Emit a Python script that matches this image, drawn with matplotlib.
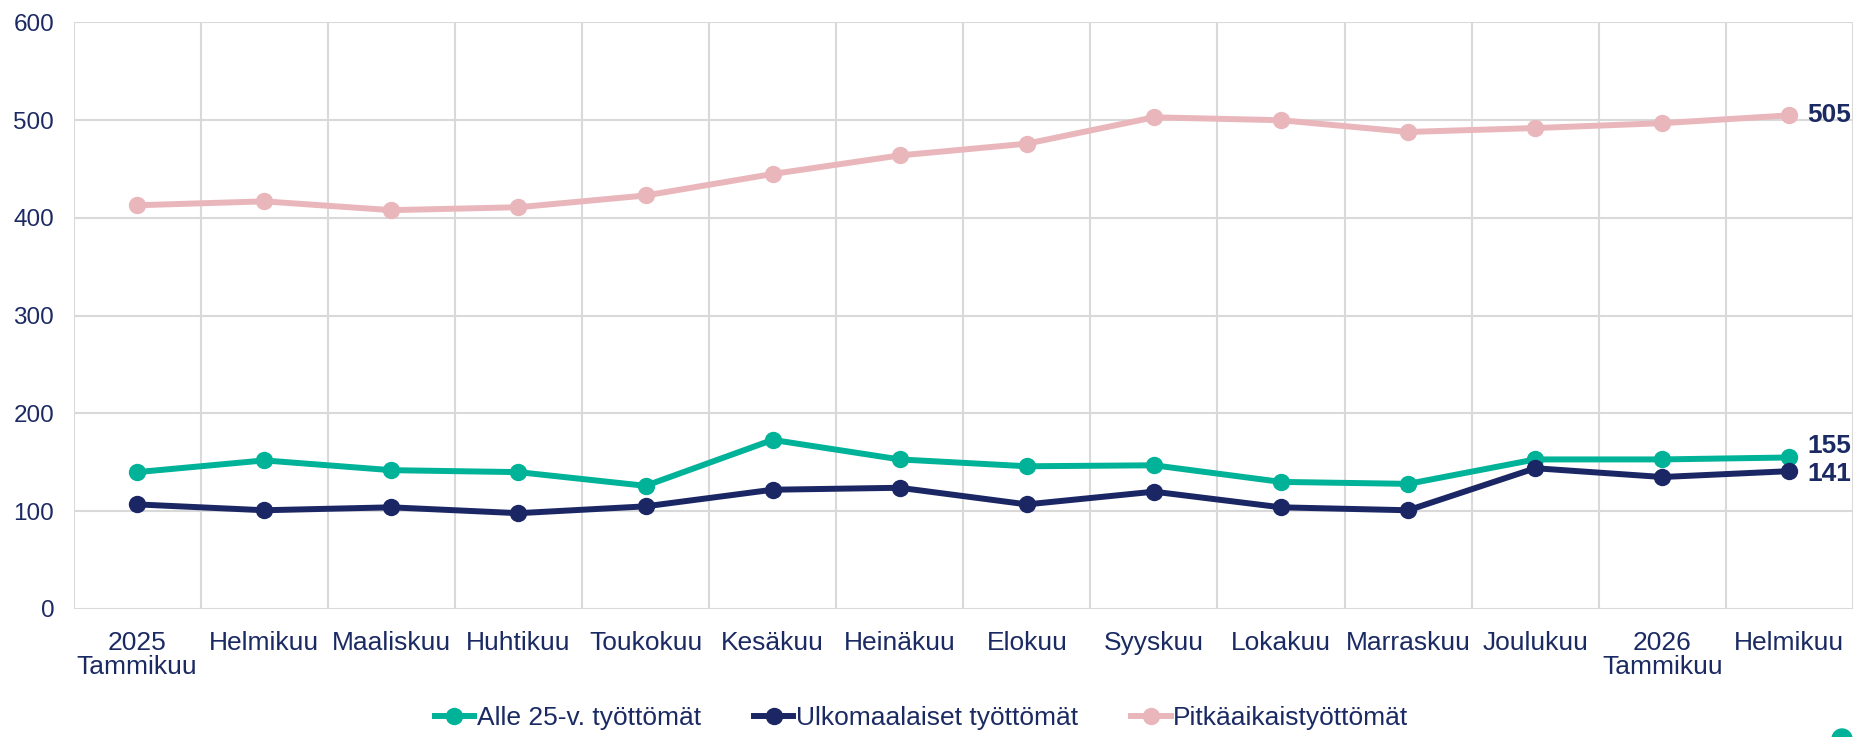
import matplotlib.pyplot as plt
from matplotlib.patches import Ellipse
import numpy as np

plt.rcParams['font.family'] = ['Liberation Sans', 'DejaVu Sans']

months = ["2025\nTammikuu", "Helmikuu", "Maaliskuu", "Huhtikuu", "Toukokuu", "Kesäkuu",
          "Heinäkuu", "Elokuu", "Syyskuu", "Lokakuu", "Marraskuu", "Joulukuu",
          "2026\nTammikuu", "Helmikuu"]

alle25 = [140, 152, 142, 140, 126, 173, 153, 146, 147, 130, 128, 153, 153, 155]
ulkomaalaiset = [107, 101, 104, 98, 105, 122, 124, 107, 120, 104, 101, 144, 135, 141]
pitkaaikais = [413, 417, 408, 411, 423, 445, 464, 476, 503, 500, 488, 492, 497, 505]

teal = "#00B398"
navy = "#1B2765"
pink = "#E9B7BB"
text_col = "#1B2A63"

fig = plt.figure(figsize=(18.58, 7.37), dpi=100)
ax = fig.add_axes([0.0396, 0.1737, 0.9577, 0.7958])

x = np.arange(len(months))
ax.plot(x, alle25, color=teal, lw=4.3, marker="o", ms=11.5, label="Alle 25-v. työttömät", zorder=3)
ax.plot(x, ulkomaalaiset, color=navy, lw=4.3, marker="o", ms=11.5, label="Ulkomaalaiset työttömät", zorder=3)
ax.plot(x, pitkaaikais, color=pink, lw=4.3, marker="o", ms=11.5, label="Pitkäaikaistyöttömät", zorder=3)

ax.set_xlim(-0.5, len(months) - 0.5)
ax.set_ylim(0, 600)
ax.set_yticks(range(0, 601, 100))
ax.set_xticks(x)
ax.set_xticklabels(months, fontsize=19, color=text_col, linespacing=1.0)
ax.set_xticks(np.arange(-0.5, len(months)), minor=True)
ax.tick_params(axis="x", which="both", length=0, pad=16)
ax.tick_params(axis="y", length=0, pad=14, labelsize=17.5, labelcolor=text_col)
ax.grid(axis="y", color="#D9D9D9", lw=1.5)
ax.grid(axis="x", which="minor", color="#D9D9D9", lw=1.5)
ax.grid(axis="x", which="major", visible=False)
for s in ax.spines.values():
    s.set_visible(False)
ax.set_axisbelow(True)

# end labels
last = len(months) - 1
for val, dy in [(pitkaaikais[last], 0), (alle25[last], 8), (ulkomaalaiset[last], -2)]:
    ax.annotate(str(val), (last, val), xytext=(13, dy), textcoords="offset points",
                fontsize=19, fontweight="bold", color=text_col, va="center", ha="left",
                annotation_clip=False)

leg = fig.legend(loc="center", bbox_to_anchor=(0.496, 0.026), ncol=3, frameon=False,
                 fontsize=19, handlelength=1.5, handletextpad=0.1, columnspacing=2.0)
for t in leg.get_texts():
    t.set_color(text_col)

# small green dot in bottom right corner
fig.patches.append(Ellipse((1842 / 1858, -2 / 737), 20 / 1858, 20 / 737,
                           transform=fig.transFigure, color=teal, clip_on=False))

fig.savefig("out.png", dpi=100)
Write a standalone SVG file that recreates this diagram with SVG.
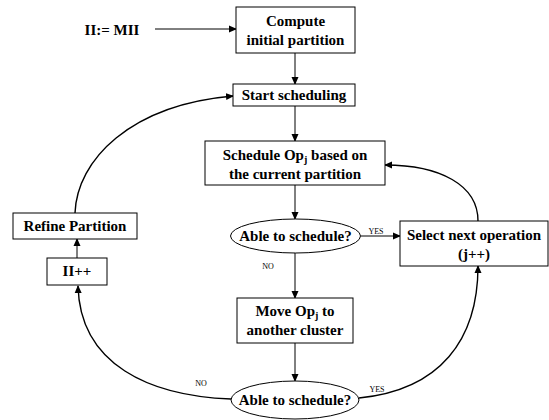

** Task instructions **
Reproduce all the records verbatim, excluding images.

** Complete response **
Emit a Python script that matches this image, drawn with matplotlib.
import matplotlib.pyplot as plt
from matplotlib.patches import Ellipse
import numpy as np

plt.rcParams['font.family'] = ['Liberation Sans', 'DejaVu Sans']

months = ["2025\nTammikuu", "Helmikuu", "Maaliskuu", "Huhtikuu", "Toukokuu", "Kesäkuu",
          "Heinäkuu", "Elokuu", "Syyskuu", "Lokakuu", "Marraskuu", "Joulukuu",
          "2026\nTammikuu", "Helmikuu"]

alle25 = [140, 152, 142, 140, 126, 173, 153, 146, 147, 130, 128, 153, 153, 155]
ulkomaalaiset = [107, 101, 104, 98, 105, 122, 124, 107, 120, 104, 101, 144, 135, 141]
pitkaaikais = [413, 417, 408, 411, 423, 445, 464, 476, 503, 500, 488, 492, 497, 505]

teal = "#00B398"
navy = "#1B2765"
pink = "#E9B7BB"
text_col = "#1B2A63"

fig = plt.figure(figsize=(18.58, 7.37), dpi=100)
ax = fig.add_axes([0.0396, 0.1737, 0.9577, 0.7958])

x = np.arange(len(months))
ax.plot(x, alle25, color=teal, lw=4.3, marker="o", ms=11.5, label="Alle 25-v. työttömät", zorder=3)
ax.plot(x, ulkomaalaiset, color=navy, lw=4.3, marker="o", ms=11.5, label="Ulkomaalaiset työttömät", zorder=3)
ax.plot(x, pitkaaikais, color=pink, lw=4.3, marker="o", ms=11.5, label="Pitkäaikaistyöttömät", zorder=3)

ax.set_xlim(-0.5, len(months) - 0.5)
ax.set_ylim(0, 600)
ax.set_yticks(range(0, 601, 100))
ax.set_xticks(x)
ax.set_xticklabels(months, fontsize=19, color=text_col, linespacing=1.0)
ax.set_xticks(np.arange(-0.5, len(months)), minor=True)
ax.tick_params(axis="x", which="both", length=0, pad=16)
ax.tick_params(axis="y", length=0, pad=14, labelsize=17.5, labelcolor=text_col)
ax.grid(axis="y", color="#D9D9D9", lw=1.5)
ax.grid(axis="x", which="minor", color="#D9D9D9", lw=1.5)
ax.grid(axis="x", which="major", visible=False)
for s in ax.spines.values():
    s.set_visible(False)
ax.set_axisbelow(True)

# end labels
last = len(months) - 1
for val, dy in [(pitkaaikais[last], 0), (alle25[last], 8), (ulkomaalaiset[last], -2)]:
    ax.annotate(str(val), (last, val), xytext=(13, dy), textcoords="offset points",
                fontsize=19, fontweight="bold", color=text_col, va="center", ha="left",
                annotation_clip=False)

leg = fig.legend(loc="center", bbox_to_anchor=(0.496, 0.026), ncol=3, frameon=False,
                 fontsize=19, handlelength=1.5, handletextpad=0.1, columnspacing=2.0)
for t in leg.get_texts():
    t.set_color(text_col)

# small green dot in bottom right corner
fig.patches.append(Ellipse((1842 / 1858, -2 / 737), 20 / 1858, 20 / 737,
                           transform=fig.transFigure, color=teal, clip_on=False))

fig.savefig("out.png", dpi=100)
Write a standalone SVG file that recreates this diagram with SVG.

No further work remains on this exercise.